| Material |

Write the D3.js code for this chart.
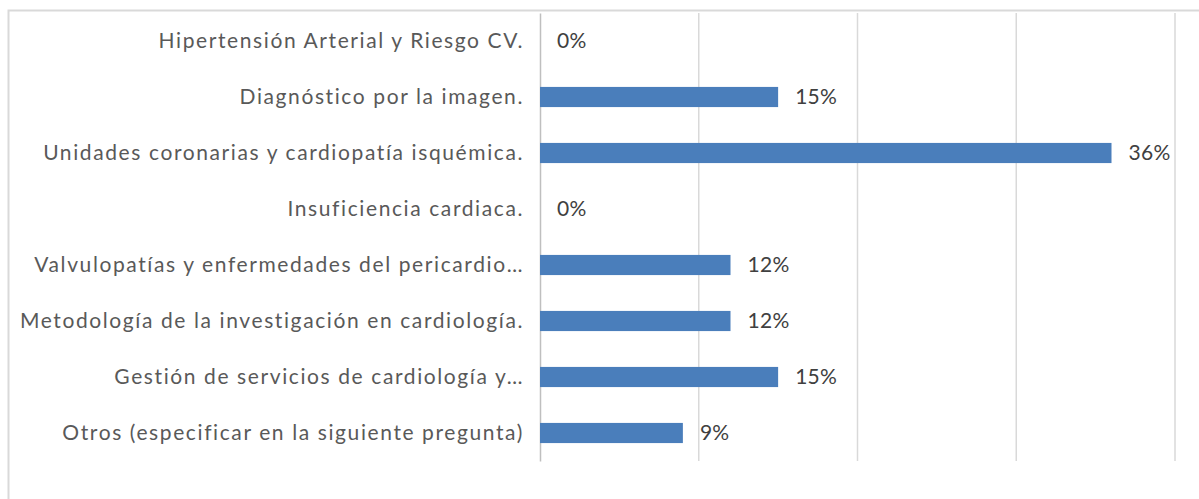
<!DOCTYPE html>
<html>
<head>
<meta charset="utf-8">
<script src="https://cdn.jsdelivr.net/npm/d3@7"></script>
<style>
  body { margin: 0; background: #fff; }
  svg { display: block; }
</style>
</head>
<body>
<div id="chart"></div>
<script>
var categories = [
    "Hipertensión Arterial y Riesgo CV.",
    "Diagnóstico por la imagen.",
    "Unidades coronarias y cardiopatía isquémica.",
    "Insuficiencia cardiaca.",
    "Valvulopatías y enfermedades del pericardio…",
    "Metodología de la investigación en cardiología.",
    "Gestión de servicios de cardiología y…",
    "Otros (especificar en la siguiente pregunta)"
];
var values = [0, 0.15, 0.36, 0, 0.12, 0.12, 0.15, 0.09];
var gridTicks = [0.1, 0.2, 0.3, 0.4];

var W = 1199, H = 499;
var margin = { top: 13, left: 540, right: 24, bottom: 38 };

var svg = d3.select("#chart").append("svg")
    .attr("width", W)
    .attr("height", H);

// chart area border
svg.append("rect")
    .attr("x", 8.5).attr("y", 10.5)
    .attr("width", W + 10).attr("height", H + 10)
    .attr("fill", "none")
    .attr("stroke", "#d9d9d9")
    .attr("stroke-width", 2);

var x = d3.scaleLinear().domain([0, 0.4]).range([margin.left, W - margin.right]);
var y = d3.scaleBand().domain(categories).range([margin.top, H - margin.bottom]).paddingInner(0.64).paddingOuter(0.32);

// gridlines
svg.selectAll(".grid")
    .data(gridTicks)
    .enter().append("line")
    .attr("class", "grid")
    .attr("x1", function (d) { return x(d); })
    .attr("x2", function (d) { return x(d); })
    .attr("y1", margin.top)
    .attr("y2", H - margin.bottom)
    .attr("stroke", "#d9d9d9")
    .attr("stroke-width", 1.5);

// category axis
var yAxis = svg.append("g")
    .attr("transform", "translate(" + margin.left + ",0)")
    .call(d3.axisLeft(y).tickSize(0).tickPadding(16));
yAxis.select(".domain").attr("stroke", "#bfbfbf").attr("stroke-width", 1.5);
yAxis.selectAll("text")
    .attr("fill", "#595959")
    .style("font-family", "Lato, 'Open Sans', sans-serif")
    .style("font-size", "21px")
    .style("letter-spacing", "1.6px");

// bars
svg.selectAll(".bar")
    .data(values)
    .enter().append("rect")
    .attr("class", "bar")
    .attr("x", x(0))
    .attr("y", function (d, i) { return y(categories[i]); })
    .attr("width", function (d) { return x(d) - x(0); })
    .attr("height", y.bandwidth())
    .attr("fill", "#4a7ebb");

// value labels
svg.selectAll(".val")
    .data(values)
    .enter().append("text")
    .attr("class", "val")
    .attr("x", function (d) { return x(d) + 17; })
    .attr("y", function (d, i) { return y(categories[i]) + y.bandwidth() / 2; })
    .attr("dy", "0.35em")
    .attr("fill", "#404040")
    .style("font-family", "Lato, 'Open Sans', sans-serif")
    .style("font-size", "21px")
    .style("letter-spacing", "0.3px")
    .text(function (d) { return Math.round(d * 100) + "%"; });
</script>
</body>
</html>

| Task prompt |
Reproduce the material above exactly, first line through the line that contains "var y = d3.scaleBand().domain(categories).range([margin.top, H", minus the pictures.

| Complete response |
Write the D3.js code for this chart.
<!DOCTYPE html>
<html>
<head>
<meta charset="utf-8">
<script src="https://cdn.jsdelivr.net/npm/d3@7"></script>
<style>
  body { margin: 0; background: #fff; }
  svg { display: block; }
</style>
</head>
<body>
<div id="chart"></div>
<script>
var categories = [
    "Hipertensión Arterial y Riesgo CV.",
    "Diagnóstico por la imagen.",
    "Unidades coronarias y cardiopatía isquémica.",
    "Insuficiencia cardiaca.",
    "Valvulopatías y enfermedades del pericardio…",
    "Metodología de la investigación en cardiología.",
    "Gestión de servicios de cardiología y…",
    "Otros (especificar en la siguiente pregunta)"
];
var values = [0, 0.15, 0.36, 0, 0.12, 0.12, 0.15, 0.09];
var gridTicks = [0.1, 0.2, 0.3, 0.4];

var W = 1199, H = 499;
var margin = { top: 13, left: 540, right: 24, bottom: 38 };

var svg = d3.select("#chart").append("svg")
    .attr("width", W)
    .attr("height", H);

// chart area border
svg.append("rect")
    .attr("x", 8.5).attr("y", 10.5)
    .attr("width", W + 10).attr("height", H + 10)
    .attr("fill", "none")
    .attr("stroke", "#d9d9d9")
    .attr("stroke-width", 2);

var x = d3.scaleLinear().domain([0, 0.4]).range([margin.left, W - margin.right]);
var y = d3.scaleBand().domain(categories).range([margin.top, H - margin.bottom]).paddingInner(0.64).paddingOuter(0.32);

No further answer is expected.